The ADA requires that places of public accommodation ensure equal access to the goods and services they offer to disabled individuals. The law was enacted in 1990, before the widespread use of the internet, and it does not mention websites or provide any guidance or standards for accessing websites. Neither Congress nor the DOJ has amended the ADA or issued regulations interpreting and clarifying the ADA to specifically provide that the statute applies to private websites in the 27 years the law has been in existence.

Yet numerous claims and lawsuits have been brought in recent years arguing that (i) websites that offer goods and services constitute public accommodations that must comply with the ADA's general accessibility mandate and (ii) that visually impaired, hearing impaired, and other disabled individuals are being prevented from accessing all of the information contained on a business’s website (e.g., by containing video content that is not closed-captioned or cannot be accessed by blind individuals). However well-intentioned these actions may be, the fact is that they take advantage of the “gray area” that previously existed in connection with the ADA’s application to private websites.

The Unified Agenda’s transfer of the ADA website policy to “inactive” status suggests that the DOJ is stepping back from regulating private websites via the ADA and/or regulations interpreting and enforcing the ADA. The DOJ has now indicated that it will not be providing official guidance, contrary to the unofficial guidance it previously offered. As such, website owners, particularly those involved in the retail space, may face increased lawsuits as litigants take advantage of this federal vacuum and a lack of clarity from the judiciary.

In addition, defendants must contend with a patchwork of state-based legislation. For example, California courts have held that the state’s Unruh Act applies to private company websites. Given the California legislature’s tendency towards enacting consumer-related laws, it is possible that it will formally amend the Unruh Act (or enact new legislation) to require compliance by private websites with the World Wide Web Consortium Accessibility Guidelines (WCAG 2.0), promulgated by a third party (or some other standard).

It is also possible that the DOJ may, at some point, stop enforcing ADA compliance for websites via informal mechanisms (e.g., publicly disclosed settlements), given the DOJ’s now-professed lack of interest in the area and the lack of clarity as to what the DOJ would require if the ADA did apply to private websites. This issue was examined by the U.S. District Court for the Central District of California in Robles v. Domino’s Pizza, LLC, No. 16-06599 SJO (SPx) (C.D. Cal. March 20, 2017), which held:

Congress has vested the Attorney General with promulgating regulations clarifying how places of public accommodation must meet their statutory obligations of providing access to the public under the comprehensive ADA. Congress has further provided that the DOJ’s mandate with respect to Title III of the ADA is to issue implementing regulations, to render technical assistance explaining the responsibilities of covered individuals and institutions, and to enforce Title III in court.
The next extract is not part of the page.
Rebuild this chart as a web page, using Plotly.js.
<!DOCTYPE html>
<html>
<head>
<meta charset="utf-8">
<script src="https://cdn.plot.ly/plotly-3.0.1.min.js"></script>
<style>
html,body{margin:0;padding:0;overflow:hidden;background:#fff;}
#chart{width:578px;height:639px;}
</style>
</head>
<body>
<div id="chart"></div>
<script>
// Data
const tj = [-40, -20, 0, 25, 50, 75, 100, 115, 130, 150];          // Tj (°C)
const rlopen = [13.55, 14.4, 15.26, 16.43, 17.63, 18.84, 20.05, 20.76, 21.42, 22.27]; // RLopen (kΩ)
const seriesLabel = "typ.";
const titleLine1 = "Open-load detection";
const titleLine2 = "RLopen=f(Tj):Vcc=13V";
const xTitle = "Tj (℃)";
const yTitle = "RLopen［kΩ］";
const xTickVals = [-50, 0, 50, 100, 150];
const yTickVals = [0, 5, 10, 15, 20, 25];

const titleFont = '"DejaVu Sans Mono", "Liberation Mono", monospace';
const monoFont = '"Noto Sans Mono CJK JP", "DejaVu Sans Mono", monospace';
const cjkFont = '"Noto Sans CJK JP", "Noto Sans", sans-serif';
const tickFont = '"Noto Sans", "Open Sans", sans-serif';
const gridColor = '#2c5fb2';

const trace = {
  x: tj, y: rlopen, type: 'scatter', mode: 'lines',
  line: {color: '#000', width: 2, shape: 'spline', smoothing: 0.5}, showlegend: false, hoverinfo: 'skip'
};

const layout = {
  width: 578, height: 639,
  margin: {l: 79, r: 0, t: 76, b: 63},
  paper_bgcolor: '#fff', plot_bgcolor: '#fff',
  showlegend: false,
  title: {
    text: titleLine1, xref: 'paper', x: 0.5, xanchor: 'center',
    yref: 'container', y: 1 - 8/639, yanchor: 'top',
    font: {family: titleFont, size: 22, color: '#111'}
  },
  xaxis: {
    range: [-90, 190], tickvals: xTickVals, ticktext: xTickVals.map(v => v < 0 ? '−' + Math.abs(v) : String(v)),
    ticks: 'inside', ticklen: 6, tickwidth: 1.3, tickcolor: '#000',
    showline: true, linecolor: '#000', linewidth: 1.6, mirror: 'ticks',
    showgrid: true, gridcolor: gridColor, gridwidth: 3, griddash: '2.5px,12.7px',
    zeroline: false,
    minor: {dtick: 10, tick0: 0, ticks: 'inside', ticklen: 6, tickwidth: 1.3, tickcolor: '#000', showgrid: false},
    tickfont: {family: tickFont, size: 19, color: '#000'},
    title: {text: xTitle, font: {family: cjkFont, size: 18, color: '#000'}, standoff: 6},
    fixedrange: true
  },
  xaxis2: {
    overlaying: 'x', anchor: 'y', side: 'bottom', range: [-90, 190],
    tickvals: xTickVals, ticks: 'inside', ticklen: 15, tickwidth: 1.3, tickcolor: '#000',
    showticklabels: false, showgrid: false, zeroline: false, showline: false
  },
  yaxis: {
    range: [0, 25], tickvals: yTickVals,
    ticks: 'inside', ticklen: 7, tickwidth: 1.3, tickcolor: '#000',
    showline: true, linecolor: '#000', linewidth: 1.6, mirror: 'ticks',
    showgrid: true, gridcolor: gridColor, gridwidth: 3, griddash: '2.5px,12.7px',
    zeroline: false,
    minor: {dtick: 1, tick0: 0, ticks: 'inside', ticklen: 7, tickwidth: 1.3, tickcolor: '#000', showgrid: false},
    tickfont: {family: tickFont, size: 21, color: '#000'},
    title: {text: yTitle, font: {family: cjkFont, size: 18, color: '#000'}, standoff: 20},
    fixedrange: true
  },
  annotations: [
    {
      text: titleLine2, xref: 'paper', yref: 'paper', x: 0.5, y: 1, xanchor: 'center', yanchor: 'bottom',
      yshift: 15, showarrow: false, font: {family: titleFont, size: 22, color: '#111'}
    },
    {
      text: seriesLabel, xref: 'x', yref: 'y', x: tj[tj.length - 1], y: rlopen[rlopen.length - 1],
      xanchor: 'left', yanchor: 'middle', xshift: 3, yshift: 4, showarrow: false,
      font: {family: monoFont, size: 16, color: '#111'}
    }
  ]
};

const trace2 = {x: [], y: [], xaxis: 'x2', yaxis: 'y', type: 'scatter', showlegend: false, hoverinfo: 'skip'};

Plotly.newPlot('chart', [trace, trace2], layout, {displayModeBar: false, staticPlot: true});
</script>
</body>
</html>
Such regulations and technical assistance are necessary for the Court to determine what obligations a regulated individual or institution must abide by in order to comply with Title III. Moreover, the Court finds the issue of web accessibility obligations to require both expertise and uniformity in administration, as demonstrated by the DOJ’s multi-year campaign to issue a final rule on this subject. The Court concludes by calling on Congress, the Attorney General, and the Department of Justice to take action to set minimum web accessibility standards for the benefit of the disabled community, those subject to Title III, and the judiciary.

(Citations and quotes omitted.) Domino’s Pizza is currently on appeal to the Ninth Circuit Court of Appeals.1

Now, post-Domino’s Pizza, the DOJ has announced that it does not intend to issue a “final rule” on this subject. As such, while not settled, there is a possibility that new actions to apply the ADA to private websites will falter at the motion-to-dismiss stage and may, in fact, be sanctionable under Rule 11 or state law equivalents.